I see for most lithium packs is not recommended to charge them below 0C. Is this because the risk of overcharging them? Should we consider charging them to lower voltage in very cold?
liveforphysics said:
For seeing voltage related shifts, and possible over charge events, temperature has crazy effects on cells
Charge one up to 4.0v at 70degF, throw it in the deep freezer, pull it out and see 3.7v, measure Ri and see perhaps 10mOhm. Heat that same cell up to 200degF, see the voltage climb to 4.2, measure Ri at 2.5mOhm. The neat thing is, this cell still has the exact same amount of charge in it, despite what a voltage reading would lead you to believe. Things get kinda scary if you charge one all the way up to 4.2-4.3v in a freezing cold garage, then start heating that pack up inside and watching voltage keep climbing up... When you have a frosty cold LiPo pack charged to 4.1-4.2v, you've just over charged that cell by 10-20%(
here)
I always thought the colder the cells are, the slower they naturally degrade. Seems like LiPO doesn't like sub freezing temps. I know that there is some electrolyte freezing issue with them, but that should be way below freezing temps, and that probably damages the cells permanently, not just degrade them.
recumpence said:
Sub freezing weather is definately bad on Lipo cells. They will tolerate it for a while. But, your longevity will decline noticeably.
Matt(
here)
So what's situation, they only like stored in cold weather, not in use? The same applies to LiFePO4, or only LiPo? Is the cold temp damage due to internal resistance increase and thus more internal heat generated under heavy load? So if loaded lightly there would be no big degradation?
Now one of my favorite quote from LFP battery genius:
liveforphysics said:
The low voltage damage to the battery only occurs from the state of charge of the battery dropping to the point that the Lithium under goes a chemical change of state, which damages the cells.

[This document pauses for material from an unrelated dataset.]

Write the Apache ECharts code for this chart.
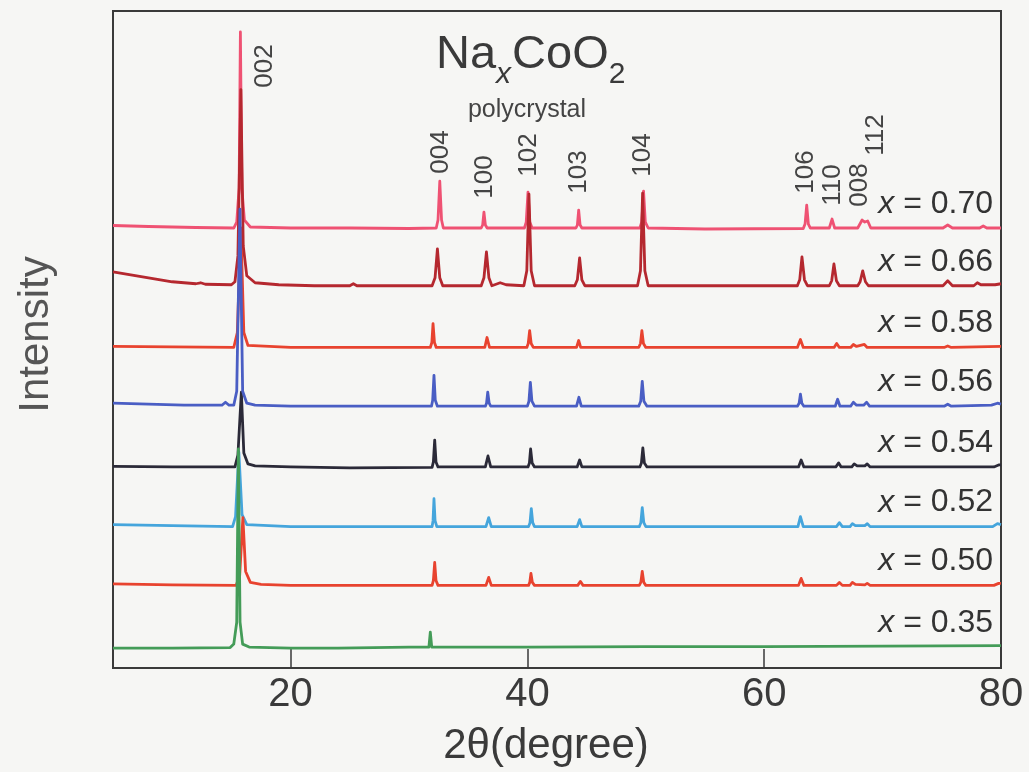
<!DOCTYPE html>
<html><head><meta charset="utf-8">
<script src="https://cdn.jsdelivr.net/npm/echarts@6/dist/echarts.min.js"></script>
<style>html,body{margin:0;padding:0;background:#f6f6f4}#c{width:1029px;height:772px}</style>
</head><body><div id="c"></div>
<script>
// ---------------- DATA ----------------
// x composition of each trace (top to bottom)
const sampleX = ['0.70', '0.66', '0.58', '0.56', '0.54', '0.52', '0.50', '0.35'];
// vertical offset (stacking) of each trace, arbitrary intensity units
const baselineOffset = [442, 384, 322, 263, 202, 142, 83, 21];
// each trace: [2θ (deg), intensity above its own baseline]
const x070 = [[5,2.5],[8,1.5],[12,0.5],[15.2,0],[15.45,6],[15.65,40],[15.76,197],[15.88,40],[16.1,8],[16.6,1],[20,0],[25,0],[30,-0.5],[32.3,0],[32.45,8],[32.6,47],[32.75,8],[32.9,0],[36.1,0],[36.22,3],[36.33,16],[36.45,3],[36.6,0],[39.75,0],[39.9,6],[40.05,36],[40.2,6],[40.4,0],[44.1,0],[44.22,3],[44.33,18],[44.45,3],[44.6,0],[49.5,0],[49.66,6],[49.81,37],[49.96,6],[50.2,0],[55,-1],[63.3,-0.5],[63.45,4],[63.59,23],[63.73,4],[63.9,0],[65.5,0],[65.73,9],[65.95,0],[67.9,0],[68.27,8],[68.5,6],[68.74,7],[69.0,0],[75.1,0],[75.5,3],[75.9,0],[78.2,0],[78.5,2],[78.8,0],[80,0]];
const x066 = [[5,14],[6.5,11],[8,8],[10,4],[12,2],[12.4,3],[12.8,1.5],[15,1],[15.3,4],[15.55,30],[15.8,197],[16.0,40],[16.3,10],[17,3],[19,1],[22,0],[25,0],[25.3,2],[25.6,0],[30,0],[31.95,0],[32.2,8],[32.4,37],[32.6,8],[32.85,0],[36.1,0],[36.33,8],[36.54,34],[36.75,8],[37.0,0],[37.7,3],[38.2,1],[39.7,0],[39.95,15],[40.13,92],[40.32,15],[40.6,0],[44.0,0],[44.22,6],[44.41,28],[44.6,6],[44.85,0],[49.3,0],[49.55,15],[49.73,93],[49.92,15],[50.2,0],[55,0],[62.8,0],[63.0,6],[63.19,29],[63.4,6],[63.65,0],[65.5,0],[65.7,5],[65.89,22],[66.1,5],[66.35,0],[67.9,0],[68.1,4],[68.32,15],[68.55,4],[68.8,0],[75.1,0],[75.5,5],[75.9,0],[77.7,0],[78.0,3],[78.3,1],[79.5,1],[80,2]];
const x058 = [[5,1],[10,0.5],[15.2,0],[15.5,15],[15.8,120],[16.05,15],[16.4,2],[20,0],[31.8,0],[31.93,5],[32.03,24],[32.15,5],[32.3,0],[36.4,0],[36.59,10],[36.8,0],[39.95,0],[40.07,4],[40.19,17],[40.32,4],[40.5,0],[44.15,0],[44.33,7],[44.5,0],[49.4,0],[49.55,4],[49.67,17],[49.8,4],[50.0,0],[62.8,0],[63.06,8],[63.3,0],[65.9,0],[66.12,4],[66.35,0],[67.3,0],[67.53,3],[67.8,1],[68.46,3],[68.7,0],[75.2,0],[75.5,1.5],[75.8,0],[80,1]];
const x056 = [[5,3],[8,2],[11,1],[14.2,1],[14.5,4],[14.8,1],[15.2,1],[15.45,15],[15.72,198],[15.95,15],[16.3,3],[17,1],[20,0],[31.9,0],[32.0,6],[32.11,31],[32.22,6],[32.4,0],[36.45,0],[36.55,3],[36.65,14],[36.77,3],[36.9,0],[40.0,0],[40.13,5],[40.25,24],[40.38,5],[40.6,0],[44.15,0],[44.35,9],[44.55,0],[49.4,0],[49.57,5],[49.70,25],[49.84,5],[50.1,0],[62.8,0],[62.95,3],[63.06,12],[63.18,3],[63.35,0],[66.0,0],[66.2,7],[66.4,0],[67.3,0],[67.53,4],[67.8,1],[68.4,1],[68.65,4],[68.9,0],[75.2,0],[75.5,2],[75.8,0],[79.2,1],[79.7,3],[80,2]];
const x054 = [[5,0.5],[10,0],[15.3,0],[15.55,12],[15.84,75],[16.05,14],[16.4,3],[17,1],[20,0],[25,-1],[31.95,-0.5],[32.06,5],[32.17,27],[32.28,5],[32.45,0],[36.45,0],[36.67,11],[36.9,0],[40.05,0],[40.17,4],[40.27,18],[40.4,4],[40.6,0],[44.2,0],[44.41,7],[44.6,0],[49.5,0],[49.63,4],[49.75,19],[49.88,4],[50.1,0],[62.9,0],[63.12,7],[63.35,0],[66.05,0],[66.29,4],[66.5,0],[67.4,0],[67.6,3],[67.85,1],[68.5,1],[68.7,3],[68.95,0],[79.4,0],[79.8,2],[80,2]];
const x052 = [[5,2],[10,1],[15.1,0],[15.35,10],[15.63,75],[15.9,12],[16.3,2],[20,0],[31.95,0],[32.03,6],[32.11,28],[32.2,6],[32.35,0],[36.5,0],[36.73,9],[36.95,0],[40.1,0],[40.22,4],[40.33,18],[40.45,4],[40.6,0],[44.2,0],[44.41,7],[44.6,0],[49.45,0],[49.58,4],[49.70,19],[49.83,4],[50.0,0],[62.85,0],[63.06,10],[63.3,0],[66.1,0],[66.35,4],[66.6,0],[67.25,0],[67.45,3],[67.7,1],[68.5,1],[68.71,3],[68.95,0],[79.3,0],[79.7,3],[80,2]];
const x050 = [[5,1.5],[10,0.5],[15.4,0],[15.7,10],[15.97,68],[16.2,14],[16.6,3],[17.5,1],[20,0],[31.95,0],[32.06,5],[32.17,23],[32.28,5],[32.45,0],[36.5,0],[36.73,8],[36.95,0],[40.1,0],[40.2,3],[40.30,12],[40.42,3],[40.6,0],[44.25,0],[44.47,4],[44.7,0],[49.45,0],[49.58,3],[49.70,14],[49.83,3],[50.0,0],[62.9,0],[63.12,7],[63.35,0],[66.1,0],[66.35,3],[66.6,0],[67.25,0],[67.45,3],[67.7,1],[68.5,0.5],[68.7,2],[68.95,0],[79.4,0],[79.8,2],[80,2]];
const x035 = [[5,-1],[10,-1],[14.9,-0.5],[15.2,3],[15.45,25],[15.59,199],[15.73,25],[15.95,3],[16.5,0],[20,-1],[24,-1],[30,0],[31.68,0],[31.8,15],[31.92,0],[40,0],[50,0.5],[60,0.5],[70,1],[80,1.5]];
const traces = [x070, x066, x058, x056, x054, x052, x050, x035];
// Miller-index labels and the 2θ where each label sits
const hklLabels = ['002', '004', '100', '102', '103', '104', '106', '110', '008', '112'];
const hklLabelAt = [17.83, 32.68, 36.39, 40.11, 44.32, 49.73, 63.48, 65.76, 68.04, 69.47];
const xTickValues = [20, 40, 60, 80];

// ---------------- STYLE / LAYOUT ----------------
const FONT = '"Liberation Sans", Arial, Helvetica, sans-serif';
const colors = ['#ef5273', '#b5282f', '#e8432f', '#4a5ec4', '#2b2a38', '#45a5dc', '#e8432f', '#449c58'];
const drawOrder = [2, 5, 6, 4, 0, 1, 3, 7];
const hklLabelY = [66, 152, 177, 155, 172, 155, 172, 185, 185, 135];
const TEXT = '#3a3a3a';

const chart = echarts.init(document.getElementById('c'));
chart.setOption({
  backgroundColor: '#f6f6f4',
  animation: false,
  grid: { left: 113, right: 28, top: 11, bottom: 101, show: true, borderColor: '#3a3a3a', borderWidth: 2, backgroundColor: 'transparent' },
  xAxis: {
    type: 'value', min: 5, max: 80,
    name: '2θ(degree)', nameLocation: 'middle', nameGap: 57,
    nameTextStyle: { fontSize: 42, fontFamily: FONT, color: TEXT, padding: [0, 22, 0, 0] },
    axisLine: { show: true, onZero: false, lineStyle: { color: '#3a3a3a', width: 2 } },
    axisTick: { show: true, inside: true, length: 19, customValues: xTickValues, lineStyle: { color: '#3a3a3a', width: 1.5 } },
    axisLabel: { show: true, customValues: xTickValues, fontSize: 40, fontFamily: FONT, color: TEXT, margin: 7 },
    splitLine: { show: false }
  },
  yAxis: {
    type: 'value', min: 0, max: 660,
    name: 'Intensity', nameLocation: 'middle', nameGap: 56,
    nameTextStyle: { fontSize: 42, fontFamily: FONT, color: '#555', padding: [0, 0, 0, 10] },
    axisLine: { show: true, lineStyle: { color: '#3a3a3a', width: 2 } },
    axisTick: { show: false }, axisLabel: { show: false }, splitLine: { show: false }
  },
  series: drawOrder.map(i => ({
    type: 'line', name: 'x = ' + sampleX[i], showSymbol: false, symbol: 'none',
    clip: true, z: 2,
    lineStyle: { color: colors[i], width: 2.8, join: 'round' },
    data: traces[i].map(p => [p[0], p[1] + baselineOffset[i]])
  }))
});

// text measurement for the chemical-formula title
const ctx = document.createElement('canvas').getContext('2d');
function tw(t, font) { ctx.font = font; return ctx.measureText(t).width; }

const graphics = [];
const F_MAIN = '47px ' + FONT, F_SUB = '30px ' + FONT, F_SUBI = 'italic 30px ' + FONT;
const titleParts = [['Na', F_MAIN, 55.5], ['x', F_SUBI, 75], ['CoO', F_MAIN, 55.5], ['2', F_SUB, 75]];
let tx = 436;
titleParts.forEach(([t, f, y]) => {
  graphics.push({ type: 'text', x: tx, y: y, style: { text: t, align: 'left', verticalAlign: 'middle', font: f, fill: TEXT } });
  tx += tw(t, f) + (t === 'x' ? 1 : 0);
});
graphics.push({ type: 'text', x: 527, y: 110, style: { text: 'polycrystal', align: 'center', verticalAlign: 'middle', font: '25px ' + FONT, fill: '#444' } });
hklLabels.forEach((t, k) => {
  const px = chart.convertToPixel({ xAxisIndex: 0 }, hklLabelAt[k]);
  graphics.push({ type: 'text', x: px, y: hklLabelY[k], rotation: Math.PI / 2,
    style: { text: t, align: 'center', verticalAlign: 'middle', font: '26px ' + FONT, fill: '#444' } });
});
sampleX.forEach((v, i) => {
  const py = chart.convertToPixel({ yAxisIndex: 0 }, baselineOffset[i]);
  graphics.push({ type: 'text', x: 993, y: py - 24,
    style: { text: '{i|x} = ' + v, align: 'right', verticalAlign: 'middle', font: '32px ' + FONT, fill: '#333',
      rich: { i: { fontStyle: 'italic', fontSize: 32, fontFamily: FONT, fill: '#333' } } } });
});
chart.setOption({ graphic: graphics });
</script></body></html>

This means whatever the pack drops down to under discharge is not important, as long as that resistive thermal energy isn't building up to exceed the cells safe temps.
You only need to care about resting voltage for concern about hurting the batteries from over-discharge.
Best Wishes,
-Luke(
here)
I was reading recently that a 2.7v LVC on TS cells in cold weather sucks, because even under light load and 60%SOC it trips the LVC.
Can we load a LiFePo4 cell (for short moments)in cold weather even under 2.0v and get away with that knowing that we have plenty of charge left in(taking into account charge that goes into heat under voltage sag)? Of course this is just hypothetical question, because at that big sag we probably just exceeded max current, because these cells are C rated so that they won't drop below LVC, and we are likely to damage the battery by heat. However I wouldn't encourage anyone to do this, because it's pretty hard to get a precise SOC in cold weather as stated above.
Is seems to be a good idea to use CA and measure burnt capacity and leave some headroom.
Or should we just derate Lithium cells in cold weather because of internal resistance increase? Like 3x less C-rate according to Doc's example?
Your professional input is very appreciated.